Mayor of Waterloo, Ontario
- In office 2000–2003
- Preceded by: Joan McKinnon
- Succeeded by: Herb Epp

Personal details
- Born: September 23, 1943 Saskatoon, Saskatchewan, Canada
- Died: May 13, 2013 (aged 69) Cambridge, Ontario, Canada
- Party: Progressive Conservative Party of Ontario
- Alma mater: University of Calgary Central Michigan University
- Occupation: municipal politician, school board trustee
- Profession: community college instructor

= Lynne Woolstencroft =

Canadian politician

Lynne Elizabeth Woolstencroft (September 23, 1943 – May 13, 2013) was a Canadian politician and former mayor of Waterloo, Ontario.

== Life and career ==
Woolstencroft was born in Saskatoon, Saskatchewan. She held a Bachelor of Education degree from the University of Calgary and a Master of Arts from Central Michigan University.

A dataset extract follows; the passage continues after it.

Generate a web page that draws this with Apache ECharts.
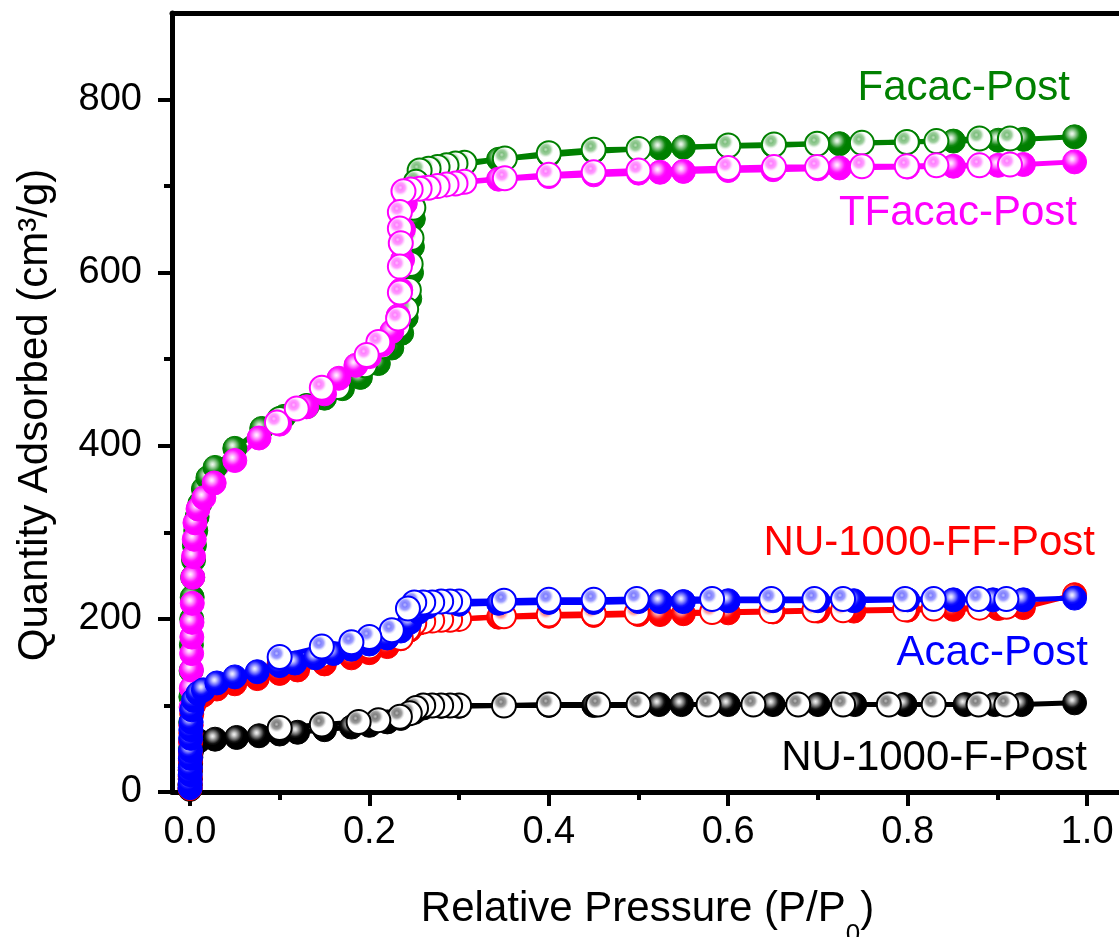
<!DOCTYPE html>
<html>
<head>
<meta charset="utf-8">
<script src="https://cdn.jsdelivr.net/npm/echarts@6/dist/echarts.min.js"></script>
<style>
html,body{margin:0;padding:0;background:#fff;}
#chart{width:1119px;height:937px;}
</style>
</head>
<body>
<div id="chart"></div>
<script>
// ---------------- data (P/P0, cm3/g) ----------------
const xTickValues = [0, 0.2, 0.4, 0.6, 0.8, 1.0];
const xMinorValues = [0.1, 0.3, 0.5, 0.7, 0.9];
const yTickValues = [0, 200, 400, 600, 800];
const yMinorValues = [100, 300, 500, 700];

const seriesNames = ['Facac-Post', 'TFacac-Post', 'NU-1000-FF-Post', 'Acac-Post', 'NU-1000-F-Post'];
const yTitle = 'Quantity Adsorbed (cm³/g)';

const facacAds = [[0.0002,8],[0.0004,25],[0.0006,50],[0.0008,80],[0.001,110],[0.0013,140],[0.0016,170],[0.002,200],[0.0025,225],[0.003,248],[0.004,268],[0.005,285],[0.0065,302],[0.008,318],[0.011,333],[0.015,350],[0.02,363],[0.028,375],[0.05,397],[0.08,420],[0.105,434],[0.13,446],[0.15,455],[0.17,466],[0.19,479],[0.21,495],[0.225,513],[0.236,530],[0.241,548],[0.245,570],[0.247,600],[0.248,630],[0.249,662],[0.252,695],[0.26,714],[0.3,724],[0.344,731],[0.4,736],[0.45,740],[0.5,743],[0.524,744],[0.55,745],[0.6,746],[0.65,747],[0.7,749],[0.724,749],[0.8,751],[0.851,752],[0.901,753],[0.929,754],[0.986,757]];
const facacDes = [[0.914,755],[0.88,755],[0.832,752],[0.799,751],[0.749,750],[0.699,749],[0.651,748],[0.6,747],[0.5,743],[0.45,742],[0.4,738],[0.351,732],[0.306,727],[0.296,726],[0.286,724],[0.276,722],[0.266,720],[0.256,718],[0.252,705],[0.249,675],[0.247,640],[0.246,610],[0.244,580],[0.241,558],[0.232,538],[0.215,515],[0.195,493],[0.165,468],[0.13,446],[0.1,431]];

const tfacacAds = [[0.0003,5],[0.0005,14],[0.0007,35],[0.0009,57],[0.0011,77],[0.0013,98],[0.0015,120],[0.0017,141],[0.0019,160],[0.0021,179],[0.0023,196],[0.0026,218],[0.0032,248],[0.004,272],[0.0048,292],[0.0056,311],[0.009,327],[0.0155,340],[0.027,357],[0.05,383],[0.077,409],[0.1,425],[0.13,445],[0.15,460],[0.166,478],[0.185,493],[0.2,503],[0.215,517],[0.225,532],[0.232,550],[0.235,580],[0.237,615],[0.238,650],[0.24,680],[0.245,694],[0.26,698],[0.3,704],[0.344,708],[0.4,711],[0.45,713],[0.5,715],[0.524,716],[0.55,717],[0.6,718],[0.65,719],[0.7,720],[0.724,721],[0.8,722],[0.851,723],[0.901,724],[0.929,725],[0.986,728]];
const tfacacDes = [[0.914,725],[0.88,724],[0.832,724],[0.799,723],[0.749,723],[0.699,722],[0.651,722],[0.6,721],[0.5,718],[0.45,716],[0.4,713],[0.351,709],[0.306,705],[0.296,703],[0.286,702],[0.276,700],[0.266,698],[0.256,697],[0.246,696],[0.238,694],[0.234,670],[0.234,651],[0.235,634],[0.234,607],[0.234,577],[0.232,547],[0.21,520],[0.197,505],[0.147,467],[0.119,443],[0.097,427]];

const nuffAds = [[0.0001,4],[0.0002,9],[0.0003,18],[0.0004,26],[0.0005,36],[0.0006,45],[0.0008,58],[0.001,68],[0.0013,77],[0.002,90],[0.004,100],[0.009,108],[0.015,112],[0.03,119],[0.05,125],[0.075,131],[0.1,137],[0.12,141],[0.15,148],[0.18,155],[0.2,161],[0.22,168],[0.235,177],[0.245,187],[0.255,195],[0.27,198],[0.3,200],[0.344,202],[0.4,203],[0.45,204],[0.5,205],[0.524,205],[0.55,206],[0.6,207],[0.65,208],[0.7,209],[0.74,209],[0.8,210],[0.851,211],[0.901,212],[0.929,213],[0.986,228]];
const nuffDes = [[0.91,214],[0.88,213],[0.829,212],[0.797,211],[0.728,210],[0.696,210],[0.648,209],[0.582,208],[0.498,207],[0.45,206],[0.4,205],[0.35,203],[0.3,200],[0.29,199],[0.28,199],[0.27,198],[0.26,197],[0.25,195],[0.243,188],[0.235,178],[0.2,168],[0.147,158],[0.1,148]];

const acacAds = [[0.0001,5],[0.0002,10],[0.0003,20],[0.0004,28],[0.0005,39],[0.0006,48],[0.0008,62],[0.001,72],[0.0013,81],[0.002,95],[0.004,106],[0.009,114],[0.015,118],[0.03,126],[0.05,133],[0.075,139],[0.1,146],[0.117,149],[0.14,155],[0.16,160],[0.18,165],[0.2,171],[0.22,178],[0.235,186],[0.245,196],[0.255,208],[0.265,214],[0.3,217],[0.344,218],[0.4,219],[0.45,219],[0.5,220],[0.524,220],[0.55,220],[0.6,221],[0.65,221],[0.7,221],[0.74,221],[0.8,222],[0.851,222],[0.895,222],[0.929,222],[0.986,224]];
const acacDes = [[0.91,223],[0.879,223],[0.829,223],[0.797,223],[0.728,223],[0.696,223],[0.648,223],[0.582,223],[0.498,223],[0.45,222],[0.4,222],[0.35,221],[0.3,220],[0.29,220],[0.28,220],[0.27,219],[0.26,219],[0.25,219],[0.243,212],[0.225,187],[0.2,179],[0.18,173],[0.147,168],[0.1,156]];

const nufAds = [[0.0001,3],[0.0002,8],[0.0003,15],[0.0005,25],[0.0007,33],[0.001,40],[0.0015,46],[0.002,50],[0.003,53],[0.005,56],[0.01,59],[0.028,61],[0.052,63],[0.077,65],[0.1,67],[0.12,69],[0.15,72],[0.18,75],[0.2,77],[0.22,81],[0.235,85],[0.25,92],[0.26,97],[0.28,99],[0.3,99],[0.35,100],[0.4,100],[0.45,100],[0.5,100],[0.523,101],[0.548,101],[0.6,101],[0.65,101],[0.7,101],[0.741,101],[0.797,101],[0.864,101],[0.897,101],[0.927,101],[0.986,103]];
const nufDes = [[0.91,101],[0.879,101],[0.829,101],[0.779,101],[0.728,101],[0.678,101],[0.628,101],[0.578,101],[0.5,101],[0.455,101],[0.4,101],[0.35,100],[0.3,100],[0.29,100],[0.28,100],[0.27,100],[0.26,100],[0.252,97],[0.245,91],[0.234,87],[0.21,83],[0.188,81],[0.147,78],[0.1,74]];

// ---------------- styling ----------------
const colors = ['#008000', '#ff00ff', '#ff0000', '#0000ff', '#000000'];
const branches = [
  [facacAds, facacDes],
  [tfacacAds, tfacacDes],
  [nuffAds, nuffDes],
  [acacAds, acacDes],
  [nufAds, nufDes]
];
// drawing order (bottom to top): Facac, TFacac, NU-1000-F, NU-1000-FF, Acac
const drawOrder = [0, 1, 4, 2, 3];

function mix(hex, t) {
  const r = parseInt(hex.slice(1,3),16), g = parseInt(hex.slice(3,5),16), b = parseInt(hex.slice(5,7),16);
  const f = v => Math.round(v + (255 - v) * t);
  return 'rgb(' + f(r) + ',' + f(g) + ',' + f(b) + ')';
}
function fillGrad(c) {
  return {type:'radial', x:0.4, y:0.38, r:0.62, colorStops:[
    {offset:0, color:mix(c,0.95)},{offset:0.12, color:mix(c,0.8)},{offset:0.3, color:mix(c,0.45)},{offset:0.48, color:mix(c,0.08)},{offset:0.6, color:c},{offset:1, color:c}]};
}
function openGrad(c) {
  return {type:'radial', x:0.38, y:0.36, r:0.62, colorStops:[
    {offset:0, color:mix(c,0.75)},{offset:0.14, color:mix(c,0.5)},{offset:0.3, color:mix(c,0.62)},{offset:0.42, color:mix(c,0.9)},{offset:0.5, color:'#ffffff'},{offset:1, color:'#ffffff'}]};
}

const FONT = 'Arial, "Liberation Sans", sans-serif';
const series = [];
drawOrder.forEach(i => {
  const pair = branches[i];
  const c = colors[i];
  [0, 1].forEach(k => {
    series.push({
      type: 'line',
      name: seriesNames[i] + (k ? ' des' : ' ads'),
      data: pair[k],
      xAxisIndex: 0, yAxisIndex: 0,
      symbol: 'circle',
      symbolSize: 24,
      showAllSymbol: true,
      animation: false,
      silent: true,
      lineStyle: {color: c, width: 5},
      itemStyle: k ? {color: openGrad(c), borderColor: c, borderWidth: 2}
                   : {color: fillGrad(c), borderColor: c, borderWidth: 1},
      emphasis: {disabled: true}
    });
  });
});

const X_MIN = -0.02, X_MAX = 1.04, Y_MIN = 0, Y_MAX = 900;

const chart = echarts.init(document.getElementById('chart'), null, {renderer: 'canvas'});
chart.setOption({
  animation: false,
  backgroundColor: '#ffffff',
  grid: {left: 172, top: 13, right: -4, bottom: 145, containLabel: false, outerBoundsMode: 'none'},
  xAxis: [
    {type:'value', position:'bottom', min:X_MIN, max:X_MAX,
     axisLine:{show:true, onZero:false, lineStyle:{color:'#000', width:5}},
     axisTick:{show:true, length:14, lineStyle:{width:4, color:'#000'}, customValues: xTickValues},
     axisLabel:{show:true, fontSize:38, color:'#000', fontFamily:FONT, margin:22, customValues: xTickValues,
       formatter: v => v.toFixed(1)},
     splitLine:{show:false},
     name:'{a|Relative Pressure (P/P}{s|0}{a|)}', nameLocation:'middle', nameGap:78,
     nameTextStyle:{rich:{a:{fontSize:42, fontFamily:FONT, color:'#000', lineHeight:50, verticalAlign:'middle'},
                          s:{fontSize:26, fontFamily:FONT, color:'#000', lineHeight:78, verticalAlign:'bottom'}}}
    },
    {type:'value', position:'bottom', min:X_MIN, max:X_MAX,
     axisLine:{show:false, onZero:false}, axisLabel:{show:false}, splitLine:{show:false},
     axisTick:{show:true, length:8, lineStyle:{width:4, color:'#000'}, customValues: xMinorValues}
    },
    {type:'value', position:'top', min:X_MIN, max:X_MAX,
     axisLine:{show:true, onZero:false, lineStyle:{color:'#000', width:5}},
     axisTick:{show:false}, axisLabel:{show:false}, splitLine:{show:false}
    }
  ],
  yAxis: [
    {type:'value', position:'left', min:Y_MIN, max:Y_MAX,
     axisLine:{show:true, onZero:false, lineStyle:{color:'#000', width:5}},
     axisTick:{show:true, length:14, lineStyle:{width:4, color:'#000'}, customValues: yTickValues},
     axisLabel:{show:true, fontSize:38, color:'#000', fontFamily:FONT, margin:30, customValues: yTickValues},
     splitLine:{show:false}
    },
    {type:'value', position:'left', min:Y_MIN, max:Y_MAX,
     axisLine:{show:false, onZero:false}, axisLabel:{show:false}, splitLine:{show:false},
     axisTick:{show:true, length:8, lineStyle:{width:4, color:'#000'}, customValues: yMinorValues}
    }
  ],
  graphic: [
    {type:'text', x: 35, y: 415, rotation: Math.PI / 2,
     style:{text: yTitle, fill:'#000', font:'42px ' + FONT, textAlign:'center', textVerticalAlign:'middle'}},
    {type:'text', right: 1119-1070, top: 87-20, style:{text: seriesNames[0], fill: colors[0], font: '42px ' + FONT}},
    {type:'text', right: 1119-1077, top: 212-20, style:{text: seriesNames[1], fill: colors[1], font: '42px ' + FONT}},
    {type:'text', right: 1119-1095, top: 542-20, style:{text: seriesNames[2], fill: colors[2], font: '42px ' + FONT}},
    {type:'text', right: 1119-1088, top: 652-20, style:{text: seriesNames[3], fill: colors[3], font: '42px ' + FONT}},
    {type:'text', right: 1119-1087, top: 757-20, style:{text: seriesNames[4], fill: colors[4], font: '42px ' + FONT}}
  ],
  series: series
});
</script>
</body>
</html>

She was married to Peter Woolstencroft, a university administrator and professor of political science at the University of Waterloo. She taught a wide range of classes, from advanced Shakespeare classes in high schools to basic literacy and life skills courses for adult learners. In addition to a long-term teaching career at Conestoga College in Waterloo Region, she taught courses on environment issues and problem-solving at the University of Waterloo.

She received many awards for her political and community service, most notably the Queen Elizabeth II Diamond Jubilee Medal and the Jack Young Civic Award, Waterloo Region's highest recognition for civic service. Her commitment to enhancing the quality of the environment in Waterloo resulted in the city being cited as the Greenest city in Ontario by TVO. The Grand River Conservation Authority awarded her a posthumous award in the fall of 2013 to honour her environmental leadership in her forty years of community work and public service.

== Political career ==
In the 1985 Ontario election, she was a candidate for the Progressive Conservative Party of Ontario in Waterloo North, and was defeated. She also stood as the candidate for the Progressive Conservative Party of Canada in the 1993 federal election in the riding of Waterloo, and in the 1997 federal election in the riding of Kitchener—Waterloo; she was defeated both times.

Woolstencroft served as a trustee on Waterloo County Board of Education (1970–1972, 1974–1985), including being elected chair from 1979 to 1982. She also served as President of the Association of Large School Boards in Ontario in 1984 and 1985.

Woolstencroft served as a councillor for the City of Waterloo for three terms, from 1985–1988, 1988–1991, and 1997–2000. In 2000 she was elected as Mayor of Waterloo, Ontario.

Her tenure as mayor was dominated by the RIM Park scandal, involving the financing of RIM Park with a loan from MFP Financial Services of Mississauga, a deal which had occurred before her time as mayor but which she had supported as a councillor. This ultimately led to a full judicial inquiry of the RIM Park deal, at which Woolstencroft testified and argued she had merely been a "peripheral councillor on this".

During her time as mayor, the city of Waterloo entered into agreements that resulted in the establishment of the Perimeter Institute, the Centre for International Governance Innovation, and the Research and Technology Park at the University of Waterloo.

In the municipal election of November 2003, Woolstencroft was defeated by former mayor and MPP Herb Epp.

== Death ==
Woolstencroft died May 13, 2013, at the age of 69.